**WHAT YOU SHOULD DO**
Exactly as written, quote every line that follows, skipping the images.

**INFORMATION PROVIDED**

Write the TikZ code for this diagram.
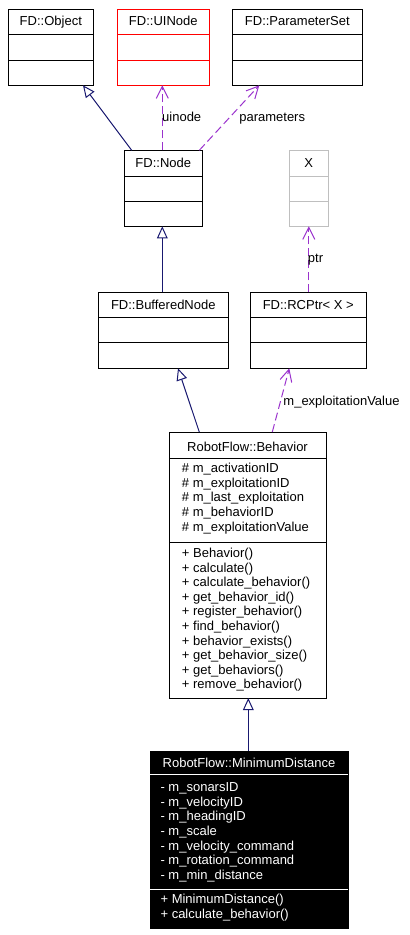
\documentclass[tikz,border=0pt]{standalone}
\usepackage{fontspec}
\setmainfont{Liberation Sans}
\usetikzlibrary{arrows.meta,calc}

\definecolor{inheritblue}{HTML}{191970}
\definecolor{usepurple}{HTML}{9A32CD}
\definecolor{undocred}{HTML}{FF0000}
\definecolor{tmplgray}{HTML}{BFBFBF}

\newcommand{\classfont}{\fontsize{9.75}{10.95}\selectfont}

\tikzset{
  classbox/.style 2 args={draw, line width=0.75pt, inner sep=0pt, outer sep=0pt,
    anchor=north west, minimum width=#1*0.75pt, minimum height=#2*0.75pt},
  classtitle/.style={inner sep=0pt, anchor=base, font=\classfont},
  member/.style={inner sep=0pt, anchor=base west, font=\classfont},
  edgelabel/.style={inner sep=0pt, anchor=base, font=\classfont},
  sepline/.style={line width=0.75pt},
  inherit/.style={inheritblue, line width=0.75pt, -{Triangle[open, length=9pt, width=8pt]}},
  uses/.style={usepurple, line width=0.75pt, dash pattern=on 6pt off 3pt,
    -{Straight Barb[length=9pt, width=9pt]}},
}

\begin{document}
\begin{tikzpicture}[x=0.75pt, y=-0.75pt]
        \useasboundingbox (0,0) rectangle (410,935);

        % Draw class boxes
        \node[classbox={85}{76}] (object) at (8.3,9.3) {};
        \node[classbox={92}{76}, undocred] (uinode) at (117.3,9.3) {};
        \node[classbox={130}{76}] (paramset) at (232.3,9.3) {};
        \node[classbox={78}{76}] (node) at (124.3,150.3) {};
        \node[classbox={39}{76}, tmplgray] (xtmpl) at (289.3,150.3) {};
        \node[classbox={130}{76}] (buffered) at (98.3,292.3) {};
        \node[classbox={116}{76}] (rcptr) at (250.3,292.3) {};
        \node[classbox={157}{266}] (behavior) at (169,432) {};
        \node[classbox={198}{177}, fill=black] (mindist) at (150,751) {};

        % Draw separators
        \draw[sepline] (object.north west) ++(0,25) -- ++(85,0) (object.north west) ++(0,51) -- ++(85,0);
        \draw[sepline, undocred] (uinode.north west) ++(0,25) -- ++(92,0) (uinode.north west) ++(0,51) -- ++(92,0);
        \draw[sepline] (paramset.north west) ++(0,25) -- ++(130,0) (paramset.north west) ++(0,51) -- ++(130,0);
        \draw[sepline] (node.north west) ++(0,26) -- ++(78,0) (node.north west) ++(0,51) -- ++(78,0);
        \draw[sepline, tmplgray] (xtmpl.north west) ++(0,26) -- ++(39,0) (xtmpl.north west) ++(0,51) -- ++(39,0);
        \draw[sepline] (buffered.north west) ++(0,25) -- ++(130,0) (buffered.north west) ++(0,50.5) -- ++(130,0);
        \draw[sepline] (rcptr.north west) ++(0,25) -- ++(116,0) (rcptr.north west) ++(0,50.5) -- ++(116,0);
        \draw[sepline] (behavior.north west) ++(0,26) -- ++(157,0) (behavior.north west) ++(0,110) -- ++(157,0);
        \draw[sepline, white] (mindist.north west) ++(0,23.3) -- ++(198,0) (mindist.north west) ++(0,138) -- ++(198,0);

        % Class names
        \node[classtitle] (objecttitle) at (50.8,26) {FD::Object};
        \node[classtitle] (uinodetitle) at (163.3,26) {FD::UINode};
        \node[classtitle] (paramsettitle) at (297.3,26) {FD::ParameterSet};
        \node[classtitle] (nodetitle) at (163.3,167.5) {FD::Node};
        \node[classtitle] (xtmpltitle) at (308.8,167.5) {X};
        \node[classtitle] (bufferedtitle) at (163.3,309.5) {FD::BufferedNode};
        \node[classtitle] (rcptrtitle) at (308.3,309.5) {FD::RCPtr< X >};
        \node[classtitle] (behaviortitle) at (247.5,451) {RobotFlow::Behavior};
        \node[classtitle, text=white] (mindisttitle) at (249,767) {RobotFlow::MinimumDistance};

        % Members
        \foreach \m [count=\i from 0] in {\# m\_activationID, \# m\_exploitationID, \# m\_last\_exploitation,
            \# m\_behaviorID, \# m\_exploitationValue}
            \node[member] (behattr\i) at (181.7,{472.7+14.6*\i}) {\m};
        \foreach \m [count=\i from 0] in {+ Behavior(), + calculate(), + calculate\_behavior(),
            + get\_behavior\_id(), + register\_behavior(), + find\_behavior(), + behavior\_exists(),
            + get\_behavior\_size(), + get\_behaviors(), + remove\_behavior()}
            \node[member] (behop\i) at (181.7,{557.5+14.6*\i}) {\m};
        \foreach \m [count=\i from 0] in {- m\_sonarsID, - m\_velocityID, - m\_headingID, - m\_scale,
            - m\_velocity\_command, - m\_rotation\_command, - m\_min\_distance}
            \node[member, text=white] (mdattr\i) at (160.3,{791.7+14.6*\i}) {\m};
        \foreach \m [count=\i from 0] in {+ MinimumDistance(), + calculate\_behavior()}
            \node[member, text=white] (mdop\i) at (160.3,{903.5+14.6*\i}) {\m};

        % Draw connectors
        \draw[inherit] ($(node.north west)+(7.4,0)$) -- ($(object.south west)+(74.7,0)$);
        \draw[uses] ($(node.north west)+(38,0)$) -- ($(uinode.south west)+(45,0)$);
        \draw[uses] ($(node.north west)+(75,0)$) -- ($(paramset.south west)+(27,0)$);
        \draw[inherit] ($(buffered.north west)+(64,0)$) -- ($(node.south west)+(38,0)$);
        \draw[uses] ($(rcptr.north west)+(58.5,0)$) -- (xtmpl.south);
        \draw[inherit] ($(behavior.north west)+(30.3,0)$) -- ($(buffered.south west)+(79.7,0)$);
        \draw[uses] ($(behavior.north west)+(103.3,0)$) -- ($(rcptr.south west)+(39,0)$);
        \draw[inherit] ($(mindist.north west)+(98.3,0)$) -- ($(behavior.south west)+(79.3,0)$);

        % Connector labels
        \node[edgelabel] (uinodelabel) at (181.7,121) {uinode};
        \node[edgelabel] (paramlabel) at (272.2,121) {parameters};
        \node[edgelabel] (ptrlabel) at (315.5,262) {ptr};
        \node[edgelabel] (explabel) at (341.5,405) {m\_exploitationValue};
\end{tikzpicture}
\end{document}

**THE RESULT**
Write the TikZ code for this diagram.
\documentclass[tikz,border=0pt]{standalone}
\usepackage{fontspec}
\setmainfont{Liberation Sans}
\usetikzlibrary{arrows.meta,calc}

\definecolor{inheritblue}{HTML}{191970}
\definecolor{usepurple}{HTML}{9A32CD}
\definecolor{undocred}{HTML}{FF0000}
\definecolor{tmplgray}{HTML}{BFBFBF}

\newcommand{\classfont}{\fontsize{9.75}{10.95}\selectfont}

\tikzset{
  classbox/.style 2 args={draw, line width=0.75pt, inner sep=0pt, outer sep=0pt,
    anchor=north west, minimum width=#1*0.75pt, minimum height=#2*0.75pt},
  classtitle/.style={inner sep=0pt, anchor=base, font=\classfont},
  member/.style={inner sep=0pt, anchor=base west, font=\classfont},
  edgelabel/.style={inner sep=0pt, anchor=base, font=\classfont},
  sepline/.style={line width=0.75pt},
  inherit/.style={inheritblue, line width=0.75pt, -{Triangle[open, length=9pt, width=8pt]}},
  uses/.style={usepurple, line width=0.75pt, dash pattern=on 6pt off 3pt,
    -{Straight Barb[length=9pt, width=9pt]}},
}

\begin{document}
\begin{tikzpicture}[x=0.75pt, y=-0.75pt]
        \useasboundingbox (0,0) rectangle (410,935);

        % Draw class boxes
        \node[classbox={85}{76}] (object) at (8.3,9.3) {};
        \node[classbox={92}{76}, undocred] (uinode) at (117.3,9.3) {};
        \node[classbox={130}{76}] (paramset) at (232.3,9.3) {};
        \node[classbox={78}{76}] (node) at (124.3,150.3) {};
        \node[classbox={39}{76}, tmplgray] (xtmpl) at (289.3,150.3) {};
        \node[classbox={130}{76}] (buffered) at (98.3,292.3) {};
        \node[classbox={116}{76}] (rcptr) at (250.3,292.3) {};
        \node[classbox={157}{266}] (behavior) at (169,432) {};
        \node[classbox={198}{177}, fill=black] (mindist) at (150,751) {};

        % Draw separators
        \draw[sepline] (object.north west) ++(0,25) -- ++(85,0) (object.north west) ++(0,51) -- ++(85,0);
        \draw[sepline, undocred] (uinode.north west) ++(0,25) -- ++(92,0) (uinode.north west) ++(0,51) -- ++(92,0);
        \draw[sepline] (paramset.north west) ++(0,25) -- ++(130,0) (paramset.north west) ++(0,51) -- ++(130,0);
        \draw[sepline] (node.north west) ++(0,26) -- ++(78,0) (node.north west) ++(0,51) -- ++(78,0);
        \draw[sepline, tmplgray] (xtmpl.north west) ++(0,26) -- ++(39,0) (xtmpl.north west) ++(0,51) -- ++(39,0);
        \draw[sepline] (buffered.north west) ++(0,25) -- ++(130,0) (buffered.north west) ++(0,50.5) -- ++(130,0);
        \draw[sepline] (rcptr.north west) ++(0,25) -- ++(116,0) (rcptr.north west) ++(0,50.5) -- ++(116,0);
        \draw[sepline] (behavior.north west) ++(0,26) -- ++(157,0) (behavior.north west) ++(0,110) -- ++(157,0);
        \draw[sepline, white] (mindist.north west) ++(0,23.3) -- ++(198,0) (mindist.north west) ++(0,138) -- ++(198,0);

        % Class names
        \node[classtitle] (objecttitle) at (50.8,26) {FD::Object};
        \node[classtitle] (uinodetitle) at (163.3,26) {FD::UINode};
        \node[classtitle] (paramsettitle) at (297.3,26) {FD::ParameterSet};
        \node[classtitle] (nodetitle) at (163.3,167.5) {FD::Node};
        \node[classtitle] (xtmpltitle) at (308.8,167.5) {X};
        \node[classtitle] (bufferedtitle) at (163.3,309.5) {FD::BufferedNode};
        \node[classtitle] (rcptrtitle) at (308.3,309.5) {FD::RCPtr< X >};
        \node[classtitle] (behaviortitle) at (247.5,451) {RobotFlow::Behavior};
        \node[classtitle, text=white] (mindisttitle) at (249,767) {RobotFlow::MinimumDistance};

        % Members
        \foreach \m [count=\i from 0] in {\# m\_activationID, \# m\_exploitationID, \# m\_last\_exploitation,
            \# m\_behaviorID, \# m\_exploitationValue}
            \node[member] (behattr\i) at (181.7,{472.7+14.6*\i}) {\m};
        \foreach \m [count=\i from 0] in {+ Behavior(), + calculate(), + calculate\_behavior(),
            + get\_behavior\_id(), + register\_behavior(), + find\_behavior(), + behavior\_exists(),
            + get\_behavior\_size(), + get\_behaviors(), + remove\_behavior()}
            \node[member] (behop\i) at (181.7,{557.5+14.6*\i}) {\m};
        \foreach \m [count=\i from 0] in {- m\_sonarsID, - m\_velocityID, - m\_headingID, - m\_scale,
            - m\_velocity\_command, - m\_rotation\_command, - m\_min\_distance}
            \node[member, text=white] (mdattr\i) at (160.3,{791.7+14.6*\i}) {\m};
        \foreach \m [count=\i from 0] in {+ MinimumDistance(), + calculate\_behavior()}
            \node[member, text=white] (mdop\i) at (160.3,{903.5+14.6*\i}) {\m};

        % Draw connectors
        \draw[inherit] ($(node.north west)+(7.4,0)$) -- ($(object.south west)+(74.7,0)$);
        \draw[uses] ($(node.north west)+(38,0)$) -- ($(uinode.south west)+(45,0)$);
        \draw[uses] ($(node.north west)+(75,0)$) -- ($(paramset.south west)+(27,0)$);
        \draw[inherit] ($(buffered.north west)+(64,0)$) -- ($(node.south west)+(38,0)$);
        \draw[uses] ($(rcptr.north west)+(58.5,0)$) -- (xtmpl.south);
        \draw[inherit] ($(behavior.north west)+(30.3,0)$) -- ($(buffered.south west)+(79.7,0)$);
        \draw[uses] ($(behavior.north west)+(103.3,0)$) -- ($(rcptr.south west)+(39,0)$);
        \draw[inherit] ($(mindist.north west)+(98.3,0)$) -- ($(behavior.south west)+(79.3,0)$);

        % Connector labels
        \node[edgelabel] (uinodelabel) at (181.7,121) {uinode};
        \node[edgelabel] (paramlabel) at (272.2,121) {parameters};
        \node[edgelabel] (ptrlabel) at (315.5,262) {ptr};
        \node[edgelabel] (explabel) at (341.5,405) {m\_exploitationValue};
\end{tikzpicture}
\end{document}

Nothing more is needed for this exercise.